Entre boêmios e intelectuais

No bairro Bom Fim, o ecletismo toma conta das ruas e reflete um passado de resistência política e cultural que acabou formando o perfil de seus frequentadores. Escolha um domingo para viver toda a diversidade do Brique da Redenção, a clássica feira onde reinam artesanato local, antiguidades e liberdade de expressão. Lá está o ponto de encontro de movimentos sociais, partidos políticos, artistas de rua e outras figuras desse universo que desconhece preconceito.
Pelas redondezas uma boa lista de bares e cafeterias. A dica é experimentar o Gibi, com seu clima intimista e ambiente tomado pela sensualidade dos quadrinhos italianos. Vale conferir as deliciosas bruschettas de lá.

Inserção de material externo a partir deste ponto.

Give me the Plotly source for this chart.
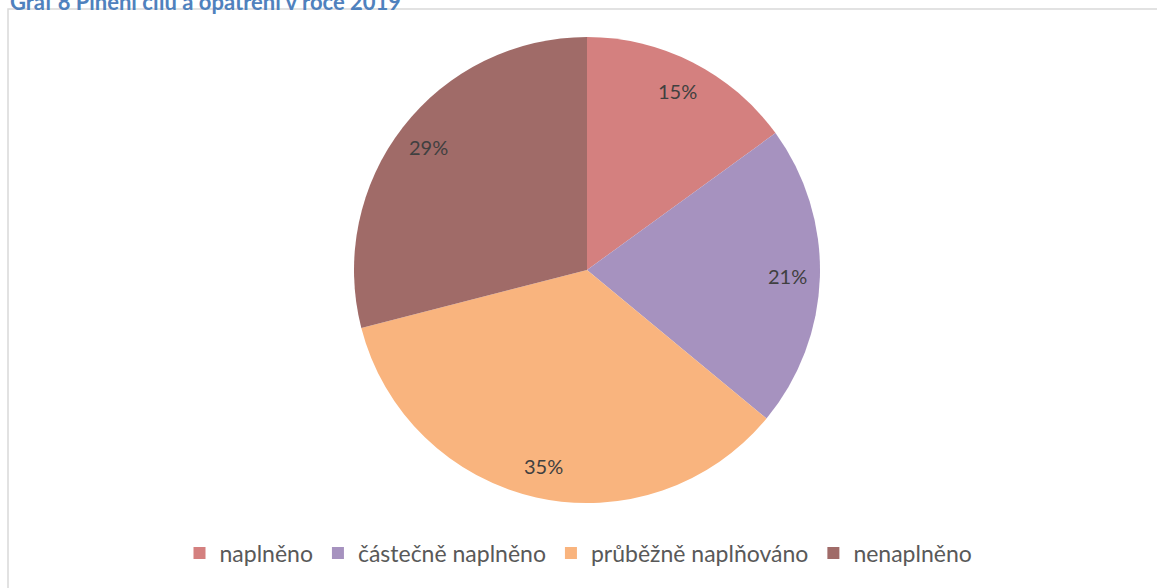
import math
import plotly.graph_objects as go

categories = ["naplněno", "částečně naplněno", "průběžně naplňováno", "nenaplněno"]
values = [15, 21, 35, 29]
colors = ["#D4807F", "#A692BF", "#F9B47E", "#A06B68"]
title_text = "Graf 8 Plnění cílů a opatření v roce 2019"

W, H = 1157, 588
cx, cy, R = 587, 270, 233  # pie centre / radius in pixels (from top)

dom_x = [(cx - R) / W, (cx + R) / W]
dom_y = [(H - cy - R) / H, (H - cy + R) / H]

FONT = "Lato"

fig = go.Figure()
fig.add_trace(go.Pie(
    labels=categories, values=values, sort=False, direction="clockwise",
    rotation=0, marker=dict(colors=colors, line=dict(width=0)),
    textinfo="none", hoverinfo="label+percent",
    domain=dict(x=dom_x, y=dom_y),
))

# percentage labels placed at mid-angle of each slice
total = sum(values)
cum = 0
annotations = []
for v in values:
    mid = (cum + v / 2) / total * 2 * math.pi
    cum += v
    r = 0.86 * R
    px = cx + r * math.sin(mid)
    py = cy - r * math.cos(mid)
    annotations.append(dict(
        x=px / W, y=1 - py / H, xref="paper", yref="paper",
        text=f"{round(v / total * 100)}%", showarrow=False,
        font=dict(family=FONT, size=20, color="#404040"),
        xanchor="center", yanchor="middle",
    ))

# title, clipped at the very top as in the reference
annotations.append(dict(
    x=8 / W, y=1, xref="paper", yref="paper", text=f"<b>{title_text}</b>",
    showarrow=False, xanchor="left", yanchor="middle", yshift=-1,
    font=dict(family=FONT, size=22, color="#4F81BD"),
))

fig.update_layout(
    width=W, height=H,
    margin=dict(l=0, r=0, t=0, b=0),
    paper_bgcolor="white", plot_bgcolor="white",
    showlegend=True,
    legend=dict(
        orientation="h", x=0.5, xanchor="center", y=1 - 553 / H, yanchor="middle",
        font=dict(family=FONT, size=23, color="#595959"),
        itemwidth=30, traceorder="normal",
    ),
    annotations=annotations,
    shapes=[dict(
        type="rect", xref="paper", yref="paper",
        x0=8 / W, x1=1.01, y0=-0.01, y1=1 - 9 / H,
        line=dict(color="#D9D9D9", width=1.5), fillcolor="rgba(0,0,0,0)",
        layer="below",
    )],
)

fig.write_html(
    "out.html",
    config={"displayModeBar": False},
    post_script="document.body.style.margin='0';document.body.style.overflow='hidden';",
)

Depois, dispa-se de qualquer pretensão e visite a Lancheria do Parque. Opte pelo X-Coração com algum suco natural servido em liquidificador. “A Lancheria do Parque representa bem o clima de boemia intelectualizada que o Bom Fim carrega. Os garçons têm coração de ouro e na segunda vista já são teus melhores amigos”, atesta o vocalista da banda Bidê ou Balde, Carlinhos Carneiro. Ele lembra ainda que nas proximidades do bairro está uma das mais tradicionais casas noturnas da cidade, o Porão do Beco. Mensalmente, a casa mais eletro-rock de Porto Alegre monta o palco para a Império da Lã. A banda reúne amigos de diferentes projetos musicais que queriam ampliar seus repertórios. A cada festa eles reproduzem um álbum clássico completo de grandes nomes da música. Fomos conferir a noite em que Bob Marley era o protagonista e a trilha sonora foi o disco “Catch a Fire”. Para nossa surpresa, quem se divertia ao som da Império da Lã era o ator Reynaldo Gianecchini.

Não longe dali, a noite ferve no Ocidente. Em seus 28 anos, o bar é palco de momentos artísticos históricos. Durante a semana rolam shows e o tradicional Sarau Elétrico, que mistura música e literatura. Os sábados são temáticos. Boas referências para se jogar na pista: a festa Pulp Friction homenageia Tarantino, enquanto a Blow-Up comemora o cinema italiano/mod dos anos 60.

Noite em alta na Cidade Baixa
A Cidade Baixa é a mais democrática passarela noturna de Porto Alegre. Comece pelo Mercatto d´Arte, um restaurante que abusa da memorabilia, já foi antiquário e hoje é o preferido de quem quer um clima mais romântico.

Perto dali, o Mufuletta convida para um bom bate-papo, cerveja gelada, som agradável, paredes forradas de arte e cardápio especial. Se você gosta de comida com muita pimenta e condimentos, não deixe de provar o risoto Jambalaya.

Para tomar um chope tirado com perfeição e se deliciar com petiscos de boteco, a pedida é o Natalício. Um misto de botequim carioca com herança pernambucana.

E depois de passear pelos bairros da cidade, dificilmente você voltará para casa sem entender o porquê da capital gaúcha se chamar Porto Alegre.